La lista sigue. A Ricardo Lunari, nacido en San José de la Esquina, otro pequeño pueblito de Santa Fe, lo encontró jugando de diez para el equipo de su localidad en un cuadrangular de juveniles. Había marcado tres goles en el partido previo al que iba a jugar Newell’s y, ante semejante actuación, Bielsa se acercó a su padre y le comentó que lo quería probar. Todo se demoró un par de años, porque Lunari era muy chico, pero cuando llegó el tiempo del traslado también se sumó a la legión del Loco.
Podemos sumar a Cristian Ruffini, un zurdo grandote de gran pegada al que tuvo un año y bautizó «Inmundicia» por su desobediencia táctica. También a otros apellidos, como los consagrados Roberto Sensini y Abel Balbo, que llegaron de forma precoz a Primera, o los menos relevantes Torres, Stachiotti y Garfagnoli, para citar solo algunos.

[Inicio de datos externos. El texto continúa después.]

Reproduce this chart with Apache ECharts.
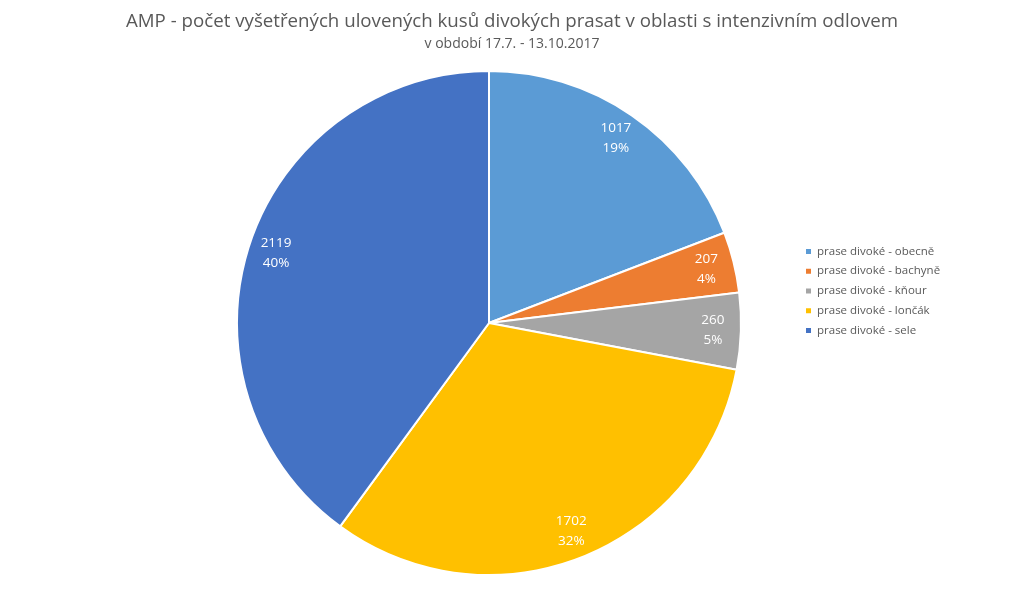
<!DOCTYPE html>
<html><head><meta charset="utf-8">
<script src="https://cdn.jsdelivr.net/npm/echarts@6/dist/echarts.min.js"></script>
<style>html,body{margin:0;padding:0;background:#fff}#c{width:1024px;height:598px}</style>
</head><body><div id="c"></div>
<script>
const categories = ['prase divoké - obecně','prase divoké - bachyně','prase divoké - kňour','prase divoké - lončák','prase divoké - sele'];
const values = [1017, 207, 260, 1702, 2119];
const colors = ['#5B9BD5','#ED7D31','#A5A5A5','#FFC000','#4472C4'];
const data = categories.map((n,i)=>({name:n, value:values[i], itemStyle:{color:colors[i]}}));
const font = 'Open Sans, Liberation Sans, sans-serif';
const chart = echarts.init(document.getElementById('c'));
chart.setOption({
  animation:false,
  backgroundColor:'#fff',
  title:{
    text:'AMP - počet vyšetřených ulovených kusů divokých prasat v oblasti s intenzivním odlovem',
    subtext:'v období 17.7. - 13.10.2017',
    left:'center', top:7, itemGap:6,
    textStyle:{fontFamily:font, fontSize:18.7, fontWeight:'normal', color:'#595959'},
    subtextStyle:{fontFamily:font, fontSize:14, color:'#595959'}
  },
  legend:{
    orient:'vertical', left:799, top:238, itemWidth:7, itemHeight:7, itemGap:3,
    icon:'rect',
    textStyle:{fontFamily:font, fontSize:11.5, lineHeight:16.75, color:'#595959'},
    data:categories
  },
  series:[
    {type:'pie', center:[489,323], radius:[0,252], startAngle:90, clockwise:true,
     label:{show:false}, labelLine:{show:false},
     itemStyle:{borderColor:'#fff', borderWidth:2},
     emphasis:{disabled:true}, data:data},
    {type:'pie', center:[489,323], radius:[190,252], startAngle:90, clockwise:true, silent:true,
     itemStyle:{color:'rgba(0,0,0,0)'}, legendHoverLink:false,
     label:{show:true, position:'inside', color:'#fff', fontFamily:font, fontSize:13.5, lineHeight:20,
       formatter:p=>p.value+'\n'+Math.round(p.percent)+'%'},
     labelLine:{show:false}, emphasis:{disabled:true},
     data:categories.map((n,i)=>({name:n, value:values[i], itemStyle:{color:'rgba(0,0,0,0)'}}))}
  ]
});
</script></body></html>
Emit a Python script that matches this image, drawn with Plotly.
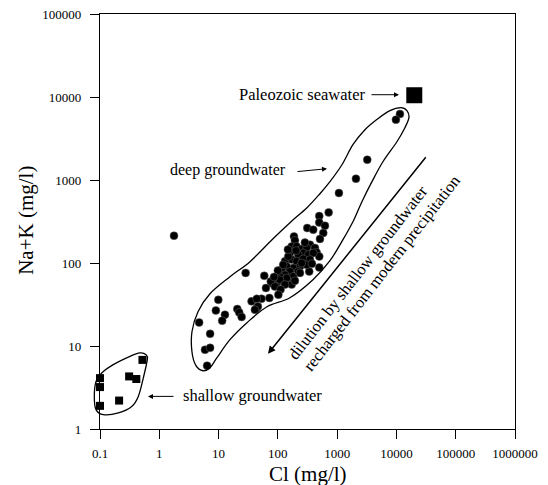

Sin embargo, Mauricio Pochettino es la mejor expresión de lo que realmente era para Newell’s, en general, y Bielsa, en particular, el tema de captar jugadores. Una noche, comiendo un asado con amigos, le comentaron que en Murphy, cerca de Rosario, vivía un pibe de catorce años muy corpulento que jugaba de nueve, que estaba a punto de arreglar con Rosario Central. Bielsa y Griffa se levantaron al terminar la comida y se fueron directo a la casa del chico. El padre los recibió y accedió a un extraño pedido. Ingresaron al cuarto mientras el adolescente dormía y le levantaron la frazada para constatar que medía nada menos que un metro ochenta y cinco. Lo que vino después fue un discurso para convencer al padre de las ventajas de llevarlo a Newell’s antes que a su eterno rival. Pochettino terminó arreglando y con el tiempo sería un defensor de categoría mundial.
Esa Cuarta fue un verdadero lujo. Ganaba todos los partidos de la Liga Rosarina, aun dando ventaja en las edades de los jugadores, pero la capacidad técnica de los muchachos y la convicción de su joven entrenador suplían todo.
«Vamos a jugar en la Primera de Newell’s y vamos a salir campeones. Con usted de técnico, Marcelo, para que sea completo.» La promesa de los pibes estaba hecha. Sólo era cuestión de tener paciencia.